-- LISTED ENTRIES start --

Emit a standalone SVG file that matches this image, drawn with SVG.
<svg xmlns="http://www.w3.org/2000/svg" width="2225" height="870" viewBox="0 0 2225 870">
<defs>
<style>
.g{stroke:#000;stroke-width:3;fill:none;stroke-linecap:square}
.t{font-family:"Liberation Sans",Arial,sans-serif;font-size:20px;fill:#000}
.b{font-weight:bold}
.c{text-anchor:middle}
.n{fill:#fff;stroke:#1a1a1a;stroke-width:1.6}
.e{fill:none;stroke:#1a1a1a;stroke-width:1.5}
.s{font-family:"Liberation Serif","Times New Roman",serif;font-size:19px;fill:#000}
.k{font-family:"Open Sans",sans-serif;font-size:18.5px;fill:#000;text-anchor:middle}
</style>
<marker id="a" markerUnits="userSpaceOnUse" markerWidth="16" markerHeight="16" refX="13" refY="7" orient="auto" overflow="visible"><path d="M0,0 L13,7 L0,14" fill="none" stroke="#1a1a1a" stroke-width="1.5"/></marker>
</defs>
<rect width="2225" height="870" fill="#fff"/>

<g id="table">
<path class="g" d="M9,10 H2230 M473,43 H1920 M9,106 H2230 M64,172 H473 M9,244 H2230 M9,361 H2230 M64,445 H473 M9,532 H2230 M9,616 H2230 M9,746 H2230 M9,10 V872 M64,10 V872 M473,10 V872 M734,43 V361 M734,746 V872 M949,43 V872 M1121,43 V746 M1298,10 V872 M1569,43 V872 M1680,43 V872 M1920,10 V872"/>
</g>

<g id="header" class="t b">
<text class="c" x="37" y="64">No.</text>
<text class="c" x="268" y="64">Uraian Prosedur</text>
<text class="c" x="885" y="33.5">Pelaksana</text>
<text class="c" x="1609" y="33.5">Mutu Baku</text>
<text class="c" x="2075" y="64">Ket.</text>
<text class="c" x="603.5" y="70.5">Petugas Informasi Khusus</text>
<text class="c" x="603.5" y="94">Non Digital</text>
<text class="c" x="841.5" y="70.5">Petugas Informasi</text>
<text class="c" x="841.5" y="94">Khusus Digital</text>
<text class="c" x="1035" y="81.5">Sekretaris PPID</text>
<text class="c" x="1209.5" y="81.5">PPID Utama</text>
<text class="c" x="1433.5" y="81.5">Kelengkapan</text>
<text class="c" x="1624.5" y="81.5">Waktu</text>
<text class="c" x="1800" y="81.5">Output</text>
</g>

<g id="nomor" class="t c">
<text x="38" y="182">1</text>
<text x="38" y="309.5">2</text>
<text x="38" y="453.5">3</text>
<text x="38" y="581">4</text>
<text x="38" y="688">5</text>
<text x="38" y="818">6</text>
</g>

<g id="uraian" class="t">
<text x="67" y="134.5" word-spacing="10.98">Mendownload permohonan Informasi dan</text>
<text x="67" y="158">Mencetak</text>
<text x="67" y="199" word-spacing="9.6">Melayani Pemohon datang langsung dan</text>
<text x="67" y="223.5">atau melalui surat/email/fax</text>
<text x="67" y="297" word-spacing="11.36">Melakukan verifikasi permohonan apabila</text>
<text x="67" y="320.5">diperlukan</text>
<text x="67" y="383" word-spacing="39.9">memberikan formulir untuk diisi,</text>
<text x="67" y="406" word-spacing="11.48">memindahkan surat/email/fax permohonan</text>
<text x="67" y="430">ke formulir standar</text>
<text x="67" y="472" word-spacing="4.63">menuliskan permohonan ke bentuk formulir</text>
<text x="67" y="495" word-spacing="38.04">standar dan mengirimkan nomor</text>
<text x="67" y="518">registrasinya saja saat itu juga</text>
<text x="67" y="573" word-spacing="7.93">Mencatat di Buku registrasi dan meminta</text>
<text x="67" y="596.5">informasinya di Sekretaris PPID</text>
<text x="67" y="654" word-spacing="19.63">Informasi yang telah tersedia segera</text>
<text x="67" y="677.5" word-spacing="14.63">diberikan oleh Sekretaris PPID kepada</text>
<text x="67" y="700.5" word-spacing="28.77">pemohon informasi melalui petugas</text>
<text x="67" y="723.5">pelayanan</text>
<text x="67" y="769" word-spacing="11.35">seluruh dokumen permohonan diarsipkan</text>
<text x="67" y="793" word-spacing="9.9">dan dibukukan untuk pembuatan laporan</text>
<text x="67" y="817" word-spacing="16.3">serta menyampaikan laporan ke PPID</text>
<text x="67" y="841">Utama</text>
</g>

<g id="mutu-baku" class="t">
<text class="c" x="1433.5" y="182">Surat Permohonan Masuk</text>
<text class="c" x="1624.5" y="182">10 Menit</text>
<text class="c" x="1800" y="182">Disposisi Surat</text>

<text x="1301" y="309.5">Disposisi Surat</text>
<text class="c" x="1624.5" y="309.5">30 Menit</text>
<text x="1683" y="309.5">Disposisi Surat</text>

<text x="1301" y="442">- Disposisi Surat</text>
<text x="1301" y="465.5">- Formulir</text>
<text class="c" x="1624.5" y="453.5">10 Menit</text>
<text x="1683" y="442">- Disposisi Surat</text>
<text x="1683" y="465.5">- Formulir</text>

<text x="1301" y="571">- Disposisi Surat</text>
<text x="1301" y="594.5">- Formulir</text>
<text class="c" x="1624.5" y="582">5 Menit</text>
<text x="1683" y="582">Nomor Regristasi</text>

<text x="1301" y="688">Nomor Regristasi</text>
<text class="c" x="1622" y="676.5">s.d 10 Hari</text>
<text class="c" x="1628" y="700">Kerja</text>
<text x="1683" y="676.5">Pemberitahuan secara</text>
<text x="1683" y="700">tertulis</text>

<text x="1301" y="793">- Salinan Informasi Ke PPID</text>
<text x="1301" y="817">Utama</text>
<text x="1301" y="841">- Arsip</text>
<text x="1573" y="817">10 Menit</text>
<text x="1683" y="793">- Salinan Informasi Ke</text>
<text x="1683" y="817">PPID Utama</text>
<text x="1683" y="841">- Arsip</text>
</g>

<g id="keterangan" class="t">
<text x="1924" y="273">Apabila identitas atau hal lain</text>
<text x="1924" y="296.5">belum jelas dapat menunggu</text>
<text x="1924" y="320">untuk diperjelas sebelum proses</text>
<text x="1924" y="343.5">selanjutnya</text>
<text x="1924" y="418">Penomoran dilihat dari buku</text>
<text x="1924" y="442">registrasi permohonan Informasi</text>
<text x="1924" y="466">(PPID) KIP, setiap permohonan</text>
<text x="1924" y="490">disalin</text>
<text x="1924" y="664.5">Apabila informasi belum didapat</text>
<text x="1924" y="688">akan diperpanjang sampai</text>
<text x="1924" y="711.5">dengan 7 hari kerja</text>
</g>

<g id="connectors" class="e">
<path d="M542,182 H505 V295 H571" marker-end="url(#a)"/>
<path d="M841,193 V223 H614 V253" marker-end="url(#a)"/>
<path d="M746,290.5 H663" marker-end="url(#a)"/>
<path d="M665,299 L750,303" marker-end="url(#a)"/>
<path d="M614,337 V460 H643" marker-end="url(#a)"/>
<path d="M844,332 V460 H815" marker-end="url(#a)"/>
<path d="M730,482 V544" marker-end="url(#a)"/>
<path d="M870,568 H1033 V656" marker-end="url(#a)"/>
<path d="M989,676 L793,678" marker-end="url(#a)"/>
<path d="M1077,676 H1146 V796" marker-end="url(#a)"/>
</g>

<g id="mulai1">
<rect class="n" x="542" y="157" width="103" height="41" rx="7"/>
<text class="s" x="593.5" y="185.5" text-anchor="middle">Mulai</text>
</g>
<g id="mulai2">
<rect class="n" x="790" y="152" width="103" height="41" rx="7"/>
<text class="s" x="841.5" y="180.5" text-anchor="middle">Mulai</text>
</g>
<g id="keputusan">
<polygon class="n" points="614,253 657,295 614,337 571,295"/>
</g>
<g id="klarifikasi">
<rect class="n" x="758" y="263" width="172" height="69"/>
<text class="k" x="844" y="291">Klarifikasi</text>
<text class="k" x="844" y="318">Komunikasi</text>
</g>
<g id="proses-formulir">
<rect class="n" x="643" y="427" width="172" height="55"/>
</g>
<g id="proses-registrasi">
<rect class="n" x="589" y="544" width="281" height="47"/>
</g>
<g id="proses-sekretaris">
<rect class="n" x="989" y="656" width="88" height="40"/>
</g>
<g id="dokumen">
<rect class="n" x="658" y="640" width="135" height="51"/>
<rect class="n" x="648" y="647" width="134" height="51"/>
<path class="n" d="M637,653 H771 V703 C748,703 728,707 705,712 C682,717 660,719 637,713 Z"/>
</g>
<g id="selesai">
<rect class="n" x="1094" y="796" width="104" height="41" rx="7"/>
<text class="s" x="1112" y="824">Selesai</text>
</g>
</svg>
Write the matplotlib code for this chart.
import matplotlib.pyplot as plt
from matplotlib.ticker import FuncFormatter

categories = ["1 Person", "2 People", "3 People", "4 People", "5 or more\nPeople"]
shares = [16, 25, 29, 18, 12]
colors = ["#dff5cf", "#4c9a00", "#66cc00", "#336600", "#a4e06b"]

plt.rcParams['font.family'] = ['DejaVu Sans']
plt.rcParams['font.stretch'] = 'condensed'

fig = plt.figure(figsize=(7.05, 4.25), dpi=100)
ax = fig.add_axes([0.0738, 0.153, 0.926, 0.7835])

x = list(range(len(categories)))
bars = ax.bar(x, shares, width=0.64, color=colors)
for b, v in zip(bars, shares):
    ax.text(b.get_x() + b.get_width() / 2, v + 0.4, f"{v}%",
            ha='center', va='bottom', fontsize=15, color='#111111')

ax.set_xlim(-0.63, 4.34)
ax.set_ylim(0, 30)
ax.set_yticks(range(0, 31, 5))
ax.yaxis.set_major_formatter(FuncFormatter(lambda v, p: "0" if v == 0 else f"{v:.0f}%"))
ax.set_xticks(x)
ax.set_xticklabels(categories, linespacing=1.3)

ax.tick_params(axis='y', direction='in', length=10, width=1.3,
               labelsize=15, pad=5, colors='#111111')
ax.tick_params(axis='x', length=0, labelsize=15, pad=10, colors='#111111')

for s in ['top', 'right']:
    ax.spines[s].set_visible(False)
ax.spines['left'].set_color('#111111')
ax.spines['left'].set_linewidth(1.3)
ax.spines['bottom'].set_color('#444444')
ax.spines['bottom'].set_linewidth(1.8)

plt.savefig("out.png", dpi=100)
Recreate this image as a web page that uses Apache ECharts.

-- LISTED ENTRIES end --

» SET EXERCISE: Will you return exactly the lines above from the one with "Write the matplotlib code for this chart." down to the one with "plt.rcParams['font.stretch'] = 'condensed'", counting both as part of the range?

» REPLY TO THE TASK:
Write the matplotlib code for this chart.
import matplotlib.pyplot as plt
from matplotlib.ticker import FuncFormatter

categories = ["1 Person", "2 People", "3 People", "4 People", "5 or more\nPeople"]
shares = [16, 25, 29, 18, 12]
colors = ["#dff5cf", "#4c9a00", "#66cc00", "#336600", "#a4e06b"]

plt.rcParams['font.family'] = ['DejaVu Sans']
plt.rcParams['font.stretch'] = 'condensed'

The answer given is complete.